What type was Bettie? A beautiful brunette in the age of blonde bombshells, a superstar in the seedy sub-Hollywood of the Times Square peep show, she is often conceptualized as a Bizarro World version of her near contemporary Marilyn Monroe. Both women were natural exhibitionists who projected not cold self-involvement but friendly generosity. Marilyn, as Norman Mailer wrote, "suggested that sex might be difficult or dangerous with others, but ice cream with her." That was all the more true of Bettie, given her job as masturbation fodder and her starring roles in Klaw's bargain-basement s/m romps.
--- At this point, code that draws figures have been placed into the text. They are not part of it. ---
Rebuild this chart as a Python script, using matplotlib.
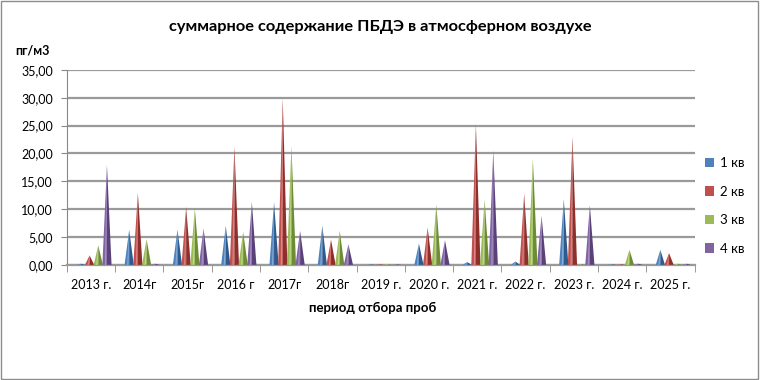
import matplotlib.pyplot as plt
import numpy as np
from matplotlib.patches import Polygon, Patch, Rectangle

plt.rcParams['font.family'] = ['Lato', 'DejaVu Sans']

years = ['2013 г.', '2014г', '2015г', '2016 г', '2017г', '2018г', '2019 г.',
         '2020 г.', '2021 г.', '2022 г.', '2023 г.', '2024 г.', '2025 г.']
series_names = ['1 кв', '2 кв', '3 кв', '4 кв']
q1 = [0.2, 6.3, 6.3, 7.0, 11.2, 7.0, 0.1, 3.8, 0.5, 0.6, 11.8, 0.1, 2.7]
q2 = [1.7, 12.9, 10.4, 21.2, 29.9, 4.5, 0.1, 6.7, 25.2, 12.8, 23.0, 0.1, 2.1]
q3 = [3.5, 4.6, 10.1, 5.9, 21.3, 6.1, 0.1, 10.9, 11.7, 19.0, 0.1, 2.7, 0.2]
q4 = [17.9, 0.2, 6.5, 11.3, 6.1, 3.7, 0.1, 4.4, 20.5, 8.8, 10.7, 0.2, 0.2]
colors = ['#4F81BD', '#C0504D', '#9BBB59', '#8064A2']
dark = ['#2E5A8E', '#8E2F2C', '#6E8C35', '#5A4278']
light = ['#9DBDE3', '#E89C9A', '#CDE39E', '#B9A5D3']

fig = plt.figure(figsize=(7.6, 3.8), dpi=100)
ax = fig.add_axes([0.088, 0.303, 0.826, 0.513])

x = np.arange(len(years))
step = 0.18
hw = 0.095
for i, vals in enumerate([q1, q2, q3, q4]):
    for xi, v in zip(x, vals):
        cx = xi + 0.06 + (i - 1.5) * step
        # left (lit) half and right (shaded) half of the cone
        ax.add_patch(Polygon([(cx - hw, 0), (cx, v), (cx, 0)], closed=True,
                             facecolor=colors[i], edgecolor='none', zorder=3))
        ax.add_patch(Polygon([(cx, 0), (cx, v), (cx + hw, 0)], closed=True,
                             facecolor=dark[i], edgecolor='none', zorder=3))
        ax.add_patch(Polygon([(cx - hw * 0.45, 0), (cx, v), (cx - hw * 0.15, 0)], closed=True,
                             facecolor=light[i], edgecolor='none', alpha=0.7, zorder=3))

ax.set_xlim(-0.5, len(years) - 0.5)
ax.set_ylim(0, 35)
ax.set_yticks(np.arange(0, 36, 5))
ax.set_yticklabels([f'{t:.2f}'.replace('.', ',') for t in np.arange(0, 36, 5)], fontsize=9)
ax.yaxis.grid(True, color='#9a9a9a', linewidth=1.6, zorder=0)
ax.set_axisbelow(True)
ax.set_xticks(x)
ax.set_xticklabels(years, fontsize=9)
ax.set_xticks(np.arange(-0.5, len(years), 1), minor=True)
ax.tick_params(axis='x', which='major', length=0, pad=10)
ax.tick_params(axis='x', which='minor', length=5, color='#888888')
ax.tick_params(axis='y', length=4, color='#888888', pad=6)
for s in ['top', 'right']:
    ax.spines[s].set_visible(False)
ax.spines['left'].set_color('#888888')
ax.spines['bottom'].set_color('#9a9a9a')
ax.spines['bottom'].set_linewidth(1.6)

fig.text(0.5, 0.928, 'суммарное содержание ПБДЭ в атмосферном воздухе',
         ha='center', va='center', fontsize=11.8, fontweight='bold')
fig.text(0.02, 0.868, 'пг/м3', ha='left', va='center', fontsize=9, fontweight='bold')
fig.text(0.49, 0.19, 'период отбора проб', ha='center', va='center',
         fontsize=9.5, fontweight='bold')

handles = [Patch(facecolor=c, edgecolor='none') for c in colors]
fig.legend(handles, series_names, loc='center left', bbox_to_anchor=(0.912, 0.458),
           frameon=False, fontsize=9.5, handlelength=0.7, handleheight=0.7,
           handletextpad=0.4, labelspacing=1.25)

fig.patches.append(Rectangle((0.001, 0.002), 0.997, 0.995, transform=fig.transFigure,
                             fill=False, edgecolor='#8c8c8c', linewidth=1))

fig.savefig('out.png', dpi=100)
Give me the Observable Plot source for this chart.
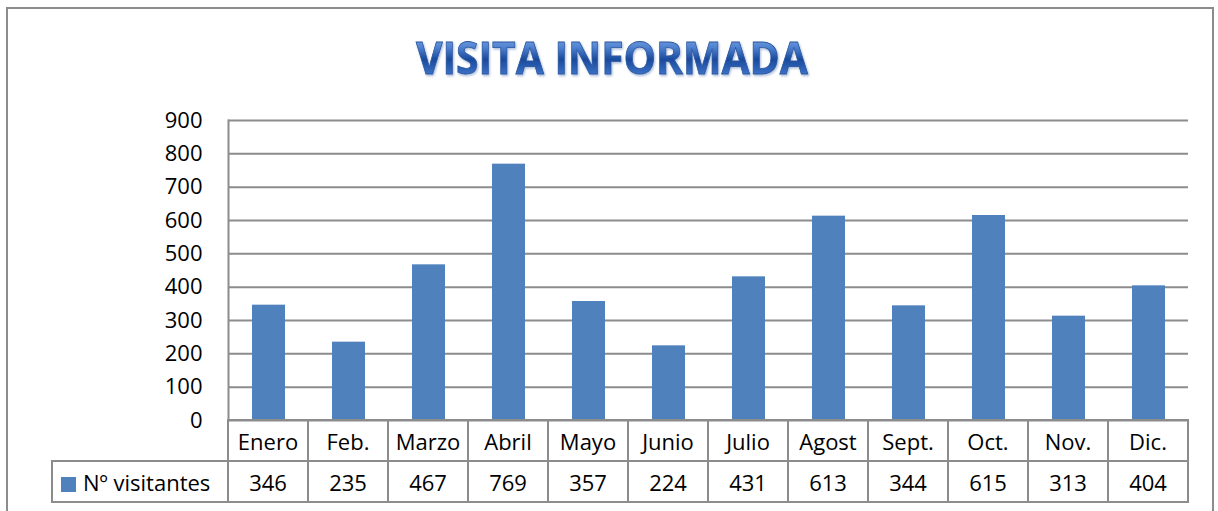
<!DOCTYPE html>
<html><head><meta charset="utf-8">
<script src="https://cdn.jsdelivr.net/npm/d3@7"></script>
<script src="https://cdn.jsdelivr.net/npm/@observablehq/plot@0.6"></script>
<style>
body{margin:0;background:#fff;font-family:"Open Sans",sans-serif;}
#page{position:relative;width:1218px;height:511px;overflow:hidden;background:#fff;}
#frame{position:absolute;left:6px;top:7px;width:1208px;height:530px;border:2px solid #8c8c8c;box-sizing:border-box;}
#title{position:absolute;left:0;top:0;}
#plot{position:absolute;left:0;top:0;}
#tbl{position:absolute;border-collapse:collapse;font-family:"Open Sans",sans-serif;font-size:22px;color:#000;table-layout:fixed;}
#tbl td{border:2px solid #8c8c8c;text-align:center;padding:0;height:39px;white-space:nowrap;}
#tbl td.blank{border:none;border-right:2px solid #8c8c8c;}
.sw{display:inline-block;width:15px;height:15px;background:#4f81bd;margin-right:7px;vertical-align:-1px;}
</style></head>
<body>
<div id="page">
  <div id="frame"></div>
  <svg id="title" width="1218" height="100"></svg>
  <div id="plot"></div>
  <table id="tbl"></table>
</div>
<script>
const title = "VISITA INFORMADA";
const seriesName = "Nº visitantes";
const months = ["Enero","Feb.","Marzo","Abril","Mayo","Junio","Julio","Agost","Sept.","Oct.","Nov.","Dic."];
const visitors = [346,235,467,769,357,224,431,613,344,615,313,404];
const yTicks = [0,100,200,300,400,500,600,700,800,900];

const data = months.map((m,i)=>({month:m, value:visitors[i]}));

const plot = Plot.plot({
  width:1218, height:430,
  marginLeft:228, marginRight:30, marginTop:120, marginBottom:10,
  style:{fontFamily:"'Open Sans',sans-serif", fontSize:"22px", color:"#000", background:"transparent", overflow:"visible"},
  x:{domain:months, paddingInner:0.59, paddingOuter:0.295, axis:null},
  y:{domain:[0,900], axis:null},
  marks:[
    Plot.ruleY(yTicks,{stroke:"#8c8c8c", strokeWidth:2}),
    Plot.frame({anchor:"left", stroke:"#8c8c8c", strokeWidth:2}),
    Plot.barY(data,{x:"month", y:"value", fill:"#4f81bd"}),
    Plot.axisY(yTicks,{tickSize:0, tickPadding:26, fontSize:22, label:null, fill:"#000"})
  ]
});
document.getElementById("plot").appendChild(plot);

// Title (WordArt-like)
const ts = d3.select("#title");
const defs = ts.append("defs");
const g = defs.append("linearGradient").attr("id","tg").attr("x1",0).attr("y1",0).attr("x2",0).attr("y2",1);
[["0%","#a4c6f0"],["35%","#4f82d0"],["55%","#1a4a9c"],["80%","#3c73c8"],["100%","#8ab4ec"]].forEach(([o,c])=>g.append("stop").attr("offset",o).attr("stop-color",c));
const f = defs.append("filter").attr("id","sh").attr("x","-5%").attr("y","-20%").attr("width","110%").attr("height","140%");
f.append("feDropShadow").attr("dx",1).attr("dy",1.5).attr("stdDeviation",1.2).attr("flood-color","#7f9cc8").attr("flood-opacity",0.7);
ts.append("text").attr("x",612).attr("y",74).attr("text-anchor","middle")
  .attr("font-family","'Open Sans',sans-serif").attr("font-weight","bold").attr("font-size",45)
  .attr("textLength",392).attr("lengthAdjust","spacingAndGlyphs")
  .attr("fill","url(#tg)").attr("stroke","#2a56a0").attr("stroke-width",0.8)
  .attr("filter","url(#sh)").text(title);

// Data table
const x = plot.scale("x");
const y = plot.scale("y");
const step = x.step;
const left0 = x.range[0];
const legendW = 176;
const tbl = d3.select("#tbl")
  .style("left", (left0 - legendW - 1) + "px")
  .style("top", (y.apply(0) - 1) + "px")
  .style("width", (legendW + step*months.length) + "px");
const cg = tbl.append("colgroup");
cg.append("col").style("width", legendW + "px");
months.forEach(()=>cg.append("col").style("width", step + "px"));
const r1 = tbl.append("tr");
r1.append("td").attr("class","blank");
months.forEach(m=>r1.append("td").text(m));
const r2 = tbl.append("tr");
const lc = r2.append("td").style("text-align","left").style("padding-left","8px");
lc.append("span").attr("class","sw");
lc.append("span").text(seriesName);
visitors.forEach(v=>r2.append("td").text(v));
</script>
</body></html>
The dankest dungeon would be warmed in the sunshine of Bettie's smile or crumble under the force of her wink. All is fun. Even more childlike in her enthusiasm than Marilyn, she never seems happier than when prancing around in her underwear and a pair of nine-inch heels. Hers was essentially a solo act—and Harron's movie doesn't violate that solitude. Bettie exists for the camera; she is to be looked at but never touched. Although their script assigns her several lovers, the closest the filmmakers come to placing their heroine in a sexual situation is signaling her father's abuse or dramatizing the (offscreen) gang rape that sends Bettie from the hell of Nashville to the heaven of Times Square.
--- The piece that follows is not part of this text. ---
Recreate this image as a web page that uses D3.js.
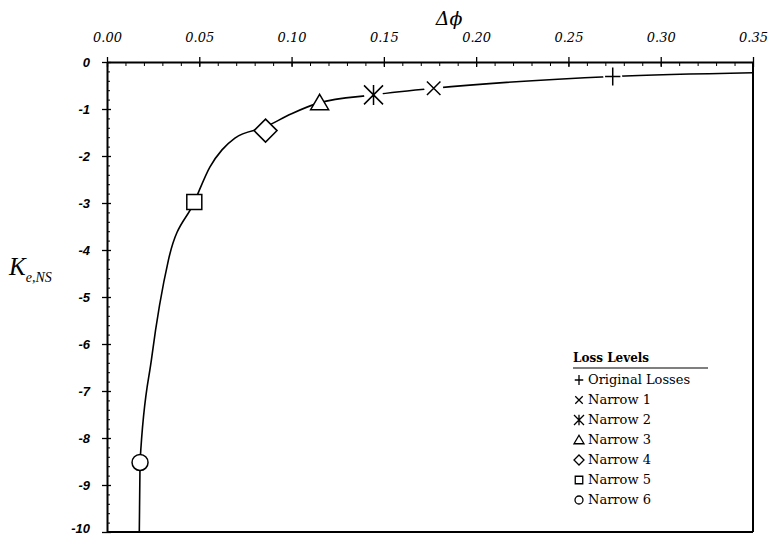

And a glorious place it is. As demonstrated in I Shot Andy Warhol, Harron has a tremendous feel for period detail. There's a hyper-real, if unavoidably airbrushed, quality to her loving reconstructions of Bettie's iconic poses and Klaw's tawdry scenarios. And as with Tim Burton's similarly reverent and even more fetishistic Ed Wood, there's a whiff of embalming fluid. Not just art but life must be fixed for eternity. Burton solved the problem of Wood's sordid career by granting the "world's worst director" a success he never actually enjoyed. Ever self-sufficient, Bettie took care of that herself. In the late '50s, she gave up modeling and found Jesus. Her soul was saved even as her image was preserved on film.

Marilyn died for our sins. Bettie lived to grant us dispensation. ("We're laughing all the time while we're doing this," she explains to her wildly disapproving boyfriend—a serious actor—when he discovers the Klawful truth.) Indeed, the movie's most hilariously obvious scene has Bettie trussed up, crucifixion-style, taking advantage of a break in the filming to prompt the director to remove her ball gag so she can explain her belief that she's been blessed with a God-given talent for posing.
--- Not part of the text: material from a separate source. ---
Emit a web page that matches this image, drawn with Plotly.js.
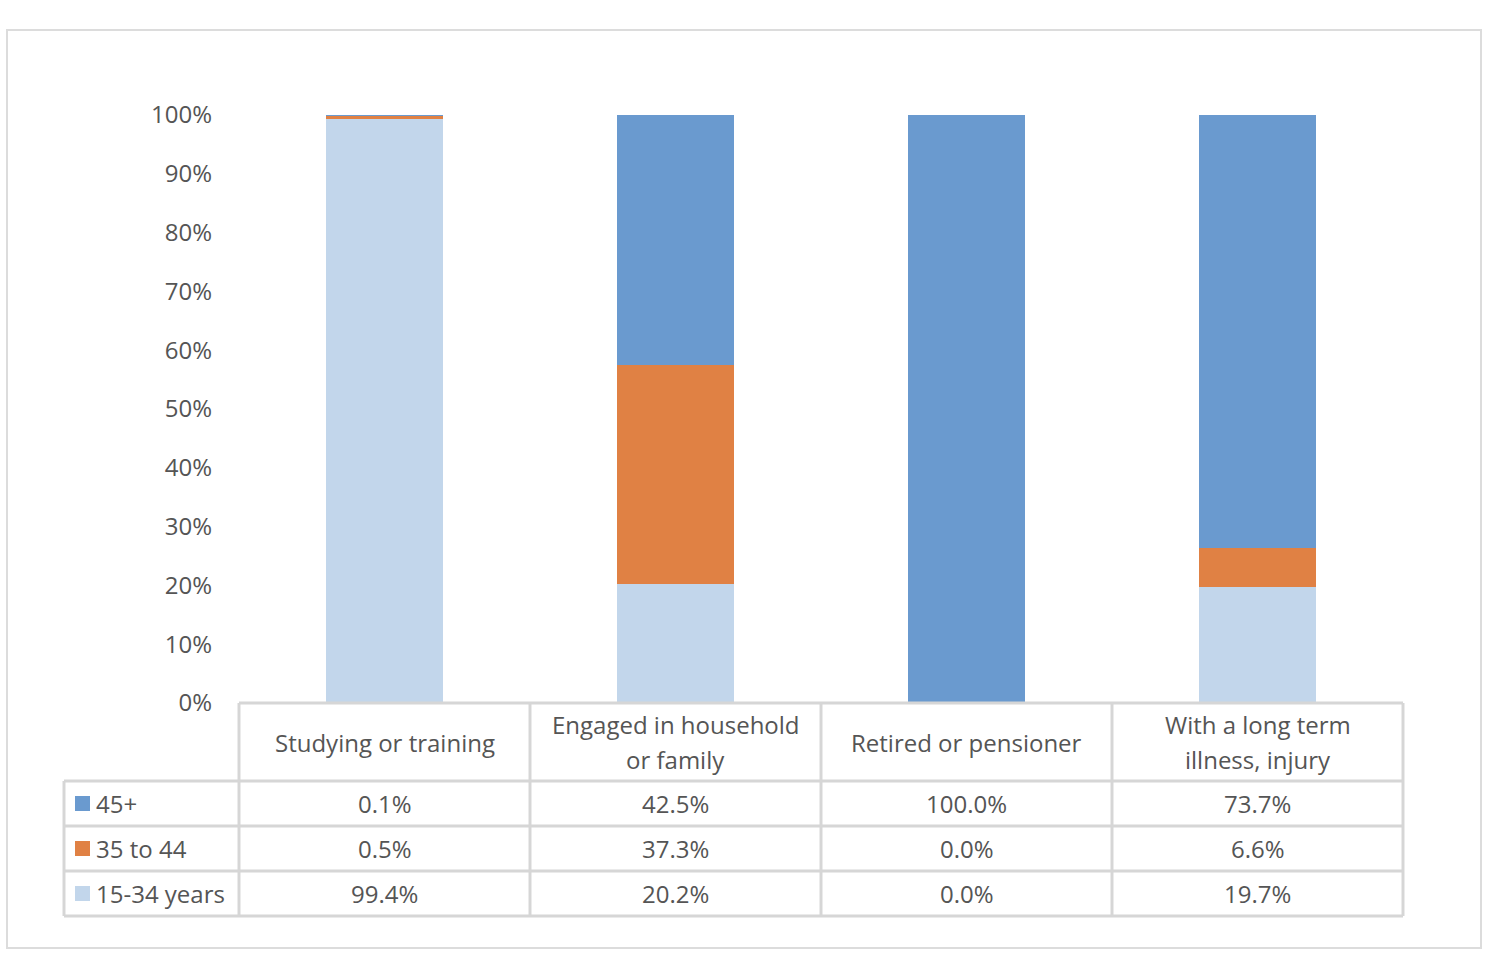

Rather than cast Bettie as a sex martyr of the repressive '50s, Harron and Turner contemplate her born-again beatitude. (They don't, however, mention her years of work as a counselor for the Reverend Billy Graham—a photo op, surely, for the ages.) Last seen, Bettie is preaching in a Miami park, giving herself to the lost souls she finds with the same open joy as she had offered her image to the great unloved.

Not for nothing is this movie opening on Good Friday. It can be as boring as church. There's no snake in Bettie's Eden and no narrative to Harron's movie. It's more of an altar piece: Our Lady of the Garter Belt, the Fastidious Bettie Page.